Kenanga Research & Investment

QL Resources - 1H19 Within Expectations

kiasutrader
Publish date: Tue, 27 Nov 2018, 09:15 AM

1H19 PATAMI of RM104.4m (+8%) and absence of dividends are within expectations. The recovery in the marine segment’s yield and expanding base of the integrated livestock segment as well as the eventual turn-around of the group’s convenience store chain could translate well to the group’s long-term profitability. We maintain UP but raise our TP to RM5.70 (from RM5.00) on higher valuations.

1H19 as expected. 6M19 PATAMI of RM104.4m is within our/ consensus estimates, making up 48%/46% of respective full-year forecasts. No dividend was announced, as expected. The group typically pays a single interim dividend annually, expected to be 4.5 sen for FY19.

YoY, 1H19 revenue of RM1.74b (+9%) was led by returning catch rates from the marine products manufacturing (MPM) segment and higher integrated livestock farming (ILF) turnover, possibly from higher egg sales with increased output. Palm oil activities (POA), however, declined from poorer yields arising from unfavourable weather conditions. In terms of the group PBT, the 3% improvement was due to poorer margins across business segments, dragged by more challenging market environments but supported by higher sales volumes. 1H19 PATAMI closed at RM104.4m (+8%) following lower minority losses and a lower effective tax rate of 11.0% (-1.4ppt).

QoQ, 2Q19 top-line expanded by 13% as demand picked up across business segments from a seasonally softer 1Q19. PBT grew by 31%, thanks to better profits from MPM and ILF segments as higher catch rates and recovering poultry product prices expanded margins. 2Q19 PATAMI registered at RM60.5m (+38%) mainly from lower effective taxes of 8.2% (-6.5ppt).

Growing with time. The recovery in the group’s MPM segment could suggest a timely turnaround for the business unit, having recorded nine consecutive quarters of QoQ declines. Boosters are seen coming from the commissioning of a new surimi plant and the progress expansion of fleet size to expand group capabilities and to buffer against poor yields in the future. The POA unit may experience more turbulent times ahead as CPO prices begin to trend downwards while seasonal weather patterns may continue to undermine near-term results. Nonetheless, we are not too concerned by this as the segments contribution to the group is expected to be less meaningful (<10% PBT). ILF continued to show the largest growth reach with the group keeping their presence within Vietnam and Indonesia. Further, the group’s feed milling production could provide some buffer against commodity fluctuations, which had proven detrimental to other local players in the market. On the other hand, the FamilyMart convenience store chain is expected to generate profits by FY20 when it achieves its optimal store base of 120 locations.
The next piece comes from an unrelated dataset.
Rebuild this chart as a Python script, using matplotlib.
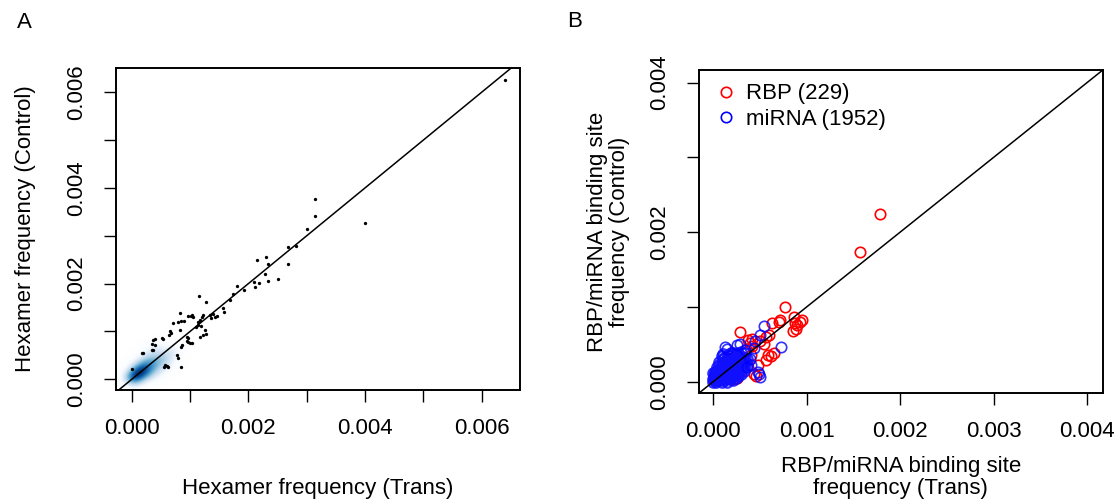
import numpy as np
import matplotlib.pyplot as plt
from matplotlib.colors import LinearSegmentedColormap

plt.rcParams['font.family'] = ['Liberation Sans', 'DejaVu Sans']
plt.rcParams['font.size'] = 16

# ---- panel A: hexamer frequencies, in units of 1e-4 ----
# outlying hexamers drawn as single points
hex_trans = [64.0, 31.5, 31.5, 40.0, 30.1, 26.8, 28.1, 26.8, 21.4, 23.0, 23.3, 22.9,
             25.1, 23.3, 21.8, 21.2, 20.9, 18.0, 19.3, 17.4, 16.9, 15.7, 15.8, 14.3,
             14.6, 13.4, 12.3, 11.5, 12.7, 9.7, 10.2, 10.5, 8.3, 10.3, 11.4, 11.0,
             11.8, 7.1, 6.6, 6.8, 6.4, 8.3, 8.5, 9.0, 7.9, 12.7, 11.7, 12.2, 9.7,
             10.0, 9.4, 10.3, 5.4, 5.2, 3.7, 4.0, 3.4, 3.6, 8.6, 8.5, 1.7, 2.0, 7.7,
             8.0, 5.7, 6.3, 6.0, 5.5, 8.5, 0.0, 13.6, 14.0, 11.7, 12.0, 11.3, 12.6,
             9.4, 9.7, 4.0, 3.4]
hex_control = [62.6, 37.8, 34.2, 32.7, 31.5, 27.7, 27.8, 24.1, 24.9, 25.5, 24.1, 22.0,
               21.0, 20.6, 20.1, 19.3, 20.3, 19.5, 18.7, 17.8, 16.6, 15.0, 14.1, 13.1,
               13.2, 13.5, 13.5, 17.4, 16.1, 13.3, 13.2, 13.0, 13.9, 13.5, 11.4, 11.0,
               11.2, 11.7, 10.0, 9.7, 9.2, 10.3, 12.1, 12.2, 12.0, 9.5, 8.9, 9.2, 8.6,
               7.5, 8.0, 7.6, 8.4, 8.7, 8.2, 7.2, 6.1, 6.2, 7.2, 6.8, 5.4, 5.6, 5.1,
               4.4, 3.0, 2.6, 2.8, 2.6, 2.6, 2.1, 12.8, 13.6, 12.5, 13.0, 12.0, 10.3,
               8.8, 7.9, 8.4, 7.4]
# bulk of hexamers near the origin (density centres) and relative weight
bulk_trans = [0.2, 0.6, 1.0, 1.4, 1.8, 2.3, 2.8, 3.4, 4.0, 4.7, 5.4, 6.2, 7.0,
              1.2, 2.0, 2.8, 3.6, 4.4, 2.4, 3.4, 4.4, 5.4, 6.2]
bulk_control = [0.2, 0.6, 1.0, 1.4, 1.8, 2.2, 2.6, 3.1, 3.6, 4.1, 4.6, 5.2, 5.8,
                2.2, 3.2, 4.2, 5.2, 6.2, 1.0, 1.6, 2.3, 3.0, 3.8]
bulk_weight = [1.0, 1.0, 1.0, 0.9, 0.8, 0.65, 0.55, 0.45, 0.38, 0.3, 0.24, 0.16, 0.1,
               0.4, 0.35, 0.28, 0.2, 0.12, 0.35, 0.3, 0.22, 0.15, 0.08]

# ---- panel B: binding site frequencies ----
# outliers in units of 1e-4
rbp_trans = [17.8, 15.7, 7.7, 7.0, 7.2, 8.6, 8.8, 9.3, 9.0, 8.5, 8.9, 9.5, 6.3, 5.7,
             6.0, 2.9, 3.7, 4.2, 3.9, 5.4, 5.0, 5.9, 5.7, 6.2, 6.5, 4.6, 4.4, 3.2,
             2.8, 2.0, 3.5, 4.2, 4.8, 4.0]
rbp_control = [22.4, 17.3, 10.0, 8.0, 8.3, 8.6, 7.9, 8.0, 7.6, 6.8, 7.0, 8.2, 7.8, 6.0,
               6.3, 6.7, 5.6, 5.7, 5.2, 5.1, 5.4, 3.6, 2.9, 3.4, 3.8, 0.7, 1.0, 3.3,
               3.0, 3.8, 4.4, 4.8, 2.2, 3.6]
mirna_trans = [5.4, 5.0, 7.3, 4.8, 5.0, 4.9, 3.6, 4.1, 2.9, 2.6, 3.4, 1.5, 1.3, 4.4,
               3.9, 4.5]
mirna_control = [7.4, 6.2, 4.7, 1.3, 0.6, 1.0, 2.0, 2.2, 5.1, 4.9, 4.2, 4.4, 4.6, 4.5,
                 3.1, 5.5]
# crowded sites near the origin, in units of 1e-5
rbp_core_trans = [2, 5, 8, 10, 12, 14, 16, 18, 20, 22, 24, 26, 28, 30, 32, 19, 13, 7,
                  4, 25, 9, 15, 21, 27, 11, 17, 23]
rbp_core_control = [2, 6, 3, 10, 15, 6, 20, 12, 25, 18, 10, 28, 22, 15, 30, 32, 27, 14,
                    10, 5, 20, 9, 4, 35, 23, 30, 13]
mirna_core_trans = [0, 0, 1, 0, 1, 2,
                    3, 3, 2, 3, 4, 4, 2,
                    6, 6, 5, 7, 6, 6, 5, 7,
                    9, 9, 10, 9, 8, 9, 10, 9, 8, 10,
                    12, 12, 11, 12, 13, 12, 12, 11, 13, 11,
                    15, 15, 14, 15, 16, 15, 15, 16, 14, 16,
                    18, 18, 19, 18, 17, 18, 18, 19, 17, 19,
                    21, 21, 22, 21, 20, 21, 22, 21, 20, 22,
                    24, 24, 23, 24, 25, 24, 24, 23, 25,
                    27, 27, 28, 27, 26, 27, 27, 26,
                    30, 30, 31, 30, 29, 30, 29,
                    33, 33, 32, 33, 34, 32,
                    36, 36, 35]
mirna_core_control = [0, 4, 8, 12, 2, 6,
                      0, 5, 10, 15, 20, 2, 13,
                      2, 7, 12, 17, 22, 27, 10, 4,
                      0, 5, 10, 15, 20, 25, 30, 34, 12, 22,
                      2, 7, 12, 17, 22, 27, 32, 37, 4, 19,
                      0, 5, 10, 15, 20, 25, 30, 36, 12, 27,
                      3, 8, 13, 18, 23, 28, 34, 39, 16, 6,
                      2, 7, 12, 17, 22, 27, 32, 38, 19, 10,
                      5, 10, 15, 20, 25, 30, 36, 22, 12,
                      8, 13, 18, 23, 28, 33, 39, 16,
                      10, 16, 22, 28, 34, 40, 19,
                      14, 20, 26, 32, 38, 24,
                      22, 30, 26]

fig = plt.figure(figsize=(11.2, 5.04), dpi=100)
axA = fig.add_axes([0.1036, 0.2262, 0.3607, 0.639])
axB = fig.add_axes([0.624, 0.2202, 0.3607, 0.641])

# ---------- panel A ----------
xlimA = (-0.00027, 0.00666)
ylimA = (-0.000224, 0.00651)
gx = np.linspace(xlimA[0], xlimA[1], 600)
gy = np.linspace(ylimA[0], ylimA[1], 600)
GX, GY = np.meshgrid(gx, gy)
dens = np.zeros_like(GX)
bw = 0.00009
for bx, by, w in zip(bulk_trans, bulk_control, bulk_weight):
    dens += w * np.exp(-((GX - bx * 1e-4) ** 2 + (GY - by * 1e-4) ** 2) / (2 * bw ** 2))
dens = (dens / dens.max()) ** 0.55

blues9 = ["#F7FBFF", "#DEEBF7", "#C6DBEF", "#9ECAE1", "#6BAED6",
          "#4292C6", "#2171B5", "#08519C", "#08306B"]
cmap = LinearSegmentedColormap.from_list("smooth", ["white"] + blues9)
axA.imshow(dens, cmap=cmap, origin='lower', aspect='auto', vmin=0, vmax=1,
           extent=[xlimA[0], xlimA[1], ylimA[0], ylimA[1]], interpolation='bilinear',
           zorder=0)
axA.plot(np.array(hex_trans) * 1e-4, np.array(hex_control) * 1e-4, 'o', color='black',
         markersize=2.4, markeredgewidth=0, zorder=2)
axA.axline((0, 0), slope=1, color='black', lw=1.1, zorder=3)
axA.set_xlim(xlimA)
axA.set_ylim(ylimA)
axA.set_xticks([i * 0.001 for i in range(7)])
axA.set_xticklabels(['0.000', '', '0.002', '', '0.004', '', '0.006'])
axA.set_yticks([i * 0.001 for i in range(7)])
axA.set_yticklabels(['0.000', '', '0.002', '', '0.004', '', '0.006'], rotation=90, va='center')
axA.set_xlabel('Hexamer frequency (Trans)', labelpad=28)
axA.set_ylabel('Hexamer frequency (Control)', labelpad=22)

# ---------- panel B ----------
xlimB = (-0.000153, 0.00417)
ylimB = (-0.000151, 0.00417)
ms = 7.5
axB.plot(np.array(rbp_core_trans) * 1e-5, np.array(rbp_core_control) * 1e-5, 'o',
         mfc='none', mec='red', mew=1.3, markersize=ms, zorder=2)
axB.plot(np.array(rbp_trans) * 1e-4, np.array(rbp_control) * 1e-4, 'o',
         mfc='none', mec='red', mew=1.2, markersize=ms, zorder=2, label='RBP (229)')
axB.plot(np.array(mirna_core_trans) * 1e-5, np.array(mirna_core_control) * 1e-5, 'o',
         mfc='none', mec='#1010ff', mew=1.6, markersize=ms, alpha=0.85, zorder=3)
axB.plot(np.array(mirna_trans) * 1e-4, np.array(mirna_control) * 1e-4, 'o',
         mfc='none', mec='blue', mew=1.2, markersize=ms, alpha=0.8, zorder=3,
         label='miRNA (1952)')
axB.axline((0, 0), slope=1, color='black', lw=1.1, zorder=4)
axB.set_xlim(xlimB)
axB.set_ylim(ylimB)
axB.set_xticks([i * 0.001 for i in range(5)])
axB.set_xticklabels(['0.000', '0.001', '0.002', '0.003', '0.004'])
axB.set_yticks([i * 0.001 for i in range(5)])
axB.set_yticklabels(['0.000', '', '0.002', '', '0.004'], rotation=90, va='center')
axB.set_xlabel('RBP/miRNA binding site\nfrequency (Trans)', labelpad=10, linespacing=1.05)
axB.set_ylabel('RBP/miRNA binding site\nfrequency (Control)', labelpad=14, linespacing=1.05)
leg = axB.legend(loc='upper left', frameon=False, handletextpad=0.3, borderaxespad=0.2,
                 handlelength=1.2, labelspacing=0.2, fontsize=16)
for h in leg.legend_handles:
    h.set_alpha(1)

for ax in (axA, axB):
    for s in ax.spines.values():
        s.set_linewidth(1.4)
    ax.tick_params(direction='out', length=8.5, width=1.0, pad=12, labelsize=16)

fig.text(0.022, 0.955, 'A', fontsize=16, ha='center', va='center')
fig.text(0.513, 0.957, 'B', fontsize=16, ha='center', va='center')

fig.savefig('out.png', dpi=100)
Post results, we leave our FY19E/FY20E assumptions unchanged.

Maintain UNDERPERFORM but with a higher TP of RM5.70 (from RM5.00). Our valuation is based on a higher 40.0x FY20E PER (within the stock’s +1.5SD over its 3-year mean PER), from 35.0x. We believe the upgrade is reflective of a higher investor valuation appetite, attributed by the stock’s defensiveness in the consumer staples space. However, we also believe that current trading valuations could be excessive with the stock’s: (i) low dividend prospects at c.1% (vs. peer avg of 3-4%), and (ii) slower earnings growth expectations c.6% (vs. peer avg of +10%).

Risks to our call include: (i) significant improvement to MPM sales, (ii) significant uptick in palm oil prices and sales volume, (iii) better-than- expected demand of poultry products abroad.